Ia juga meninggalkan pekerjaannya sebagai staf di kantor Komisi Independen Pemilihan (KIP) Aceh. Meski jabatan itu dilepasnya, namun ternyata Azizah sempat menyelesaikan kuliah sarjana Administrasi Negara di Universitas Iskandar Muda (Unida) Banda Aceh.
"Saya ingin fokus mengelola usaha yang sedang saya geluti saat ini. Maka semuanya yang berhubungan dengan politik sudah saya tinggal," kata Azizah.
Dengan membuka usaha rumah makan ia bisa membantu orang lain dengan memberikan pekerjaan, bahkan ikut membantu mengurangi pengangguran.
Saat ini, jumlah karyawan di rumah makan khas Aceh yang dinamai Dapur Asik Ummi itu mencapai 21 orang, dengan sistem kerja shift tim hari dan malam.
Di rumah makan Dapur Asik Ummi ini, tersedia berbagai menu makanan khas Aceh seperti kuah beulangong (kari kambing/sapi), ayam goreng, udang windu goreng, sie reuboh (daging rebus), hingga tiram.
Selanjutnya, juga ada keumamah khas Aceh (ikan yang dimasak basah dan kering), kuah pliek chu (gulai siput), serta berbagai bermacam sajian khas hasil buatan tangannya.
Di malam hari tersedia menu seperti nasi goreng, khusus yang memiliki nilai sejarah, mie sop sengkel dan menu khusus yaitu "lontong konflik legendaris".
Nama "lontong konflik legendaris" punya sejarah penting, yang dikaitkan dengan situasi ketikamasih berjuang sebagai Inong Balee GAM.

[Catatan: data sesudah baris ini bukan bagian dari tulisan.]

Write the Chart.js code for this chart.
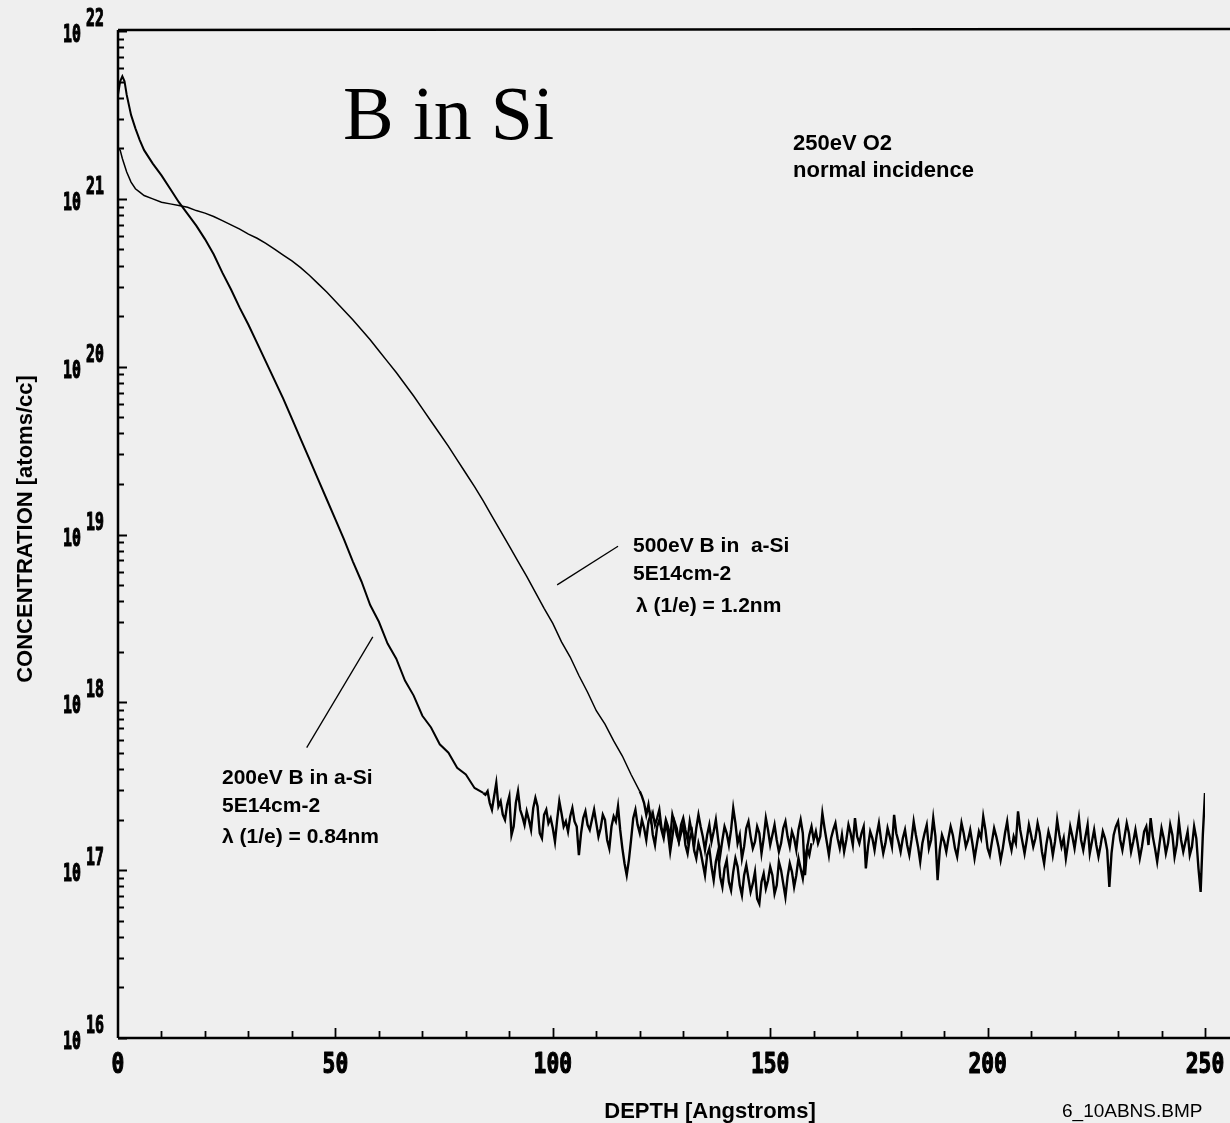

Di mana, saat konflik dulu dirinya harus turun gunung karena hendak melahirkan anak pertama, dan salah satu cara ia bersembunyi dengan menyamar sebagai pedagang lontong.
"Alhamdulillah dari jualan lontong saat menyamar itu ternyata mendapat hati dari para penikmat. Maka karena ada nilai sejarah itu saya buat namanya ini "lontong konflik legendaris," ujarnya.
Sebelum dilanda pandemi COVID-19 usahanya memiliki omzet dalam sehari berkisar Rp25 juta sampai Rp40 juta. Namun, akibat virus itu mengalami penurunan sekitar Rp17 juta per hari.
"Tapi meski demikian saya tetap bersyukur. Alhamdulillah, usaha masih berjalan dengan pendapatan cukup, dan tidak ada pegawai yang harus kehilangan pekerjaan, semuanya masih normal," kata Azizah.
Azizah memang sudah membuka rumah makan, tetapi penjualan secara online masih dijalankan. Bahkan, salah satu penopang usahanya tetap berjalan lancar sampai hari ini karena dukungan pelanggan yang memesan online.
"Penjualan dan promosi melalui online masih tetap kita lakukan. Bahkan selama pandemi COVID-19 ini lebih banyak pelanggan memesan online dari pada yang datang ke restoran," ujarnya.
Azizah menceritakan, dirinya bergabung dengan pasukan perempuan GAM pada 1999 silam, dengan bantuan seorang panglima operasi GAM di wilayah Aceh Besar.
Saat itu ia masih di bawah umur yakni baru berusia 14 tahun. Berawal dari rasa penasaran tentang GAM, akhirnya ia membulatkan niat, nyali, dan tekadnya ingin menjadi pejuang GAM.
Niatnya itu juga karena termotivasi dengan sejarah pejuang perempuan Aceh dahulu seperti Cut Nyak Dhien, Cut Mutia, Laksamana Malahayati serta pejuang dari Aceh lainnya.
Setelah diterima, ia bersama 13 rekannya dikirim ke pusat pelatihan GAM di wilayah pegunungan Jiem Jiem Kabupaten Pidie Jaya, Aceh.
Di lokasi itu, ia mendapatkan pelatihan dari pasukan GAM lulusan Libya hingga selesai. Selama bergabung dalam gerakan, Azizah terlibat beberapa kali terlibat dalam kontak senjata, dan dihujani peluru.
Ia mengaku, sempat diremehkan karena masih muda dengan postur tubuh yang kecil. Namun berkat semangat dan kegigihannya ia bisa melewati pelatihan.